Tabella 2 - Superficie agricola totale e Sau di Enti o Comuni che gestiscono proprietà collettive all'anno 2010
Fonte: Gatto, 2017
Di certo, per le terre di proprietà degli enti territoriali e per i domini collettivi devono seguirsi politiche di assegnazione specifiche, consone alle rispettive tipicità. Seguendo un orientamento convenzionale, le terre dei demani civici comunali, perché appartengono alla collettività, non potrebbero essere assegnate a soggetti singoli o associati se non sulla base di un canone enfiteutico che reintegri alla collettività le utilità sottratte. Secondo questo orientamento, per le terre del demanio civico non si possono prevedere assegnazioni gratuite perché nel momento in cui il Comune gestore concede l’accesso ad un pezzo di terra civica, sottrae una ricchezza alla collettività nel suo insieme. In ragione di questa sottrazione, la collettività dovrebbe essere remunerata tramite il pagamento di un canone al Comune da parte dell’assegnatario. A sua volta, il Comune dovrebbe spendere quei soldi per l’interesse della collettività. Le utilità derivanti dall’uso di un bene del demanio civico dovrebbero, cioè, rientrare alla collettività. Se questo orientamento esprime un valido principio di fondo (le utilità derivanti dall’uso del demanio civico devono rimanere alla collettività), allo stesso tempo deve essere parametrato al contesto e alle esigenze di oggi e non restare intrappolato nella sfera economica.

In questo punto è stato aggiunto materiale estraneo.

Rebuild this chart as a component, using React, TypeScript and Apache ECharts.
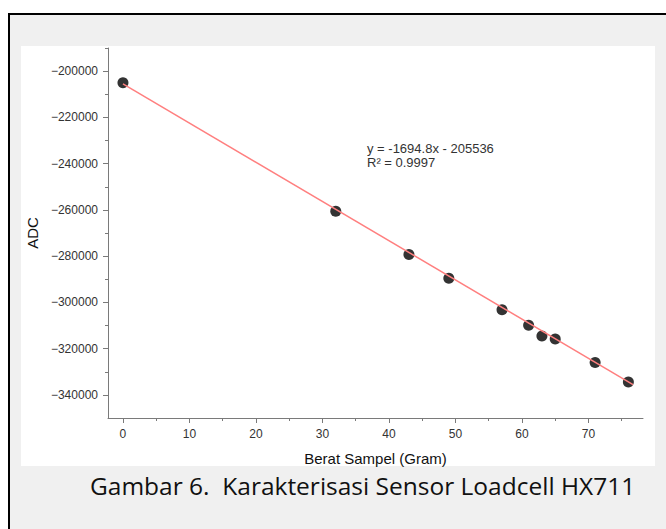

Rispetto agli orientamenti convenzionali, ci sentiamo di suggerire un approccio più originale e rapportato al contesto.
Una terra del demanio civico comunale infestata da erbacce e rovi, nella quale cresce alta l’erba, soggetta al rischio del degrado, incurata, abbandonata, non monitorata, possibile oggetto di violazioni e usurpazioni che ne potrebbero minare la destinazione d’uso, non assolve più la «funzione di elemento fondamentale per la vita e lo sviluppo delle collettività locali» (art. 1, L. 168/2017) ed è lungi dall’essere una «base territoriale di istituzioni storiche di salvaguardia del patrimonio culturale e naturale» (art. 1, L. 168/2017), ancor più d’ogni altra cosa non può essere annoverata fra le «strutture eco-paesistiche del paesaggio agro-silvo-pastorale» (art. 1, L. 168/2017).
Le terre che verrebbero assegnate, se erano precedentemente abbandonate, non leverebbero alcuna utilità alla collettività che, presumibilmente, su di esse non esercitava più alcun uso civico.
Al contrario, motivare politiche pubbliche per l’accesso alla terra che prevedano forme d’uso gratuito vincolate all’agricoltura ecologica e multifunzionale potrebbe avere il particolare vantaggio di restituire alla collettività (titolare dei domini collettivi) nuove utilità sotto forma di nuove economie solidali, di occasioni di inclusione sociale, di produzione di nuovi beni comuni: biodiversità, suoli fertili e puliti, paesaggi agrari, prodotti alimentari salubri e di qualità, nuovi nested markets (Polman et al., 2010).
Conclusioni
La dipendenza delle popolazioni dalle risorse è venuta meno e il significato di alcune regole per l’amministrazione delle proprietà collettive ha perduto di valore (Gatto, 2017), è per questo che i patrimoni di comunità possono continuare ad offrire delle opportunità di accesso alla terra e di sviluppo se le regole per la loro gestione sono inclusive e partecipate. Il presupposto è che se, da un lato, i beni comuni richiedono una comunità perché al loro uso sono connessi obblighi e diritti; dall’altro, questa comunità non deve rilevarsi sulla base di identità particolari, piuttosto sulla base dei compiti che ognuno svolge per la riproduzione delle risorse (Federici, 2018). Il fatto che non esistono beni comuni (commons) senza comunità (commoners) deve significare che tali comunità sono aperte e costituite nel commoning, ovvero nelle regole e nelle pratiche che danno vita ai commons e li sostengono. È in questo senso che deve transitare la definizione degli usi civici, affinché da piaga da estirpare per favorire l’industrializzazione dell’agricoltura – quali erano stati considerati dal legislatore a cavallo dei secoli XIX e XX – diventino una ritrovata virtù, un viatico per il futuro e per la costruzione di identità aperte alimentate dallo scambio tra diversità poste al di fuori di ogni rapporto di subordinazione e dipendenza.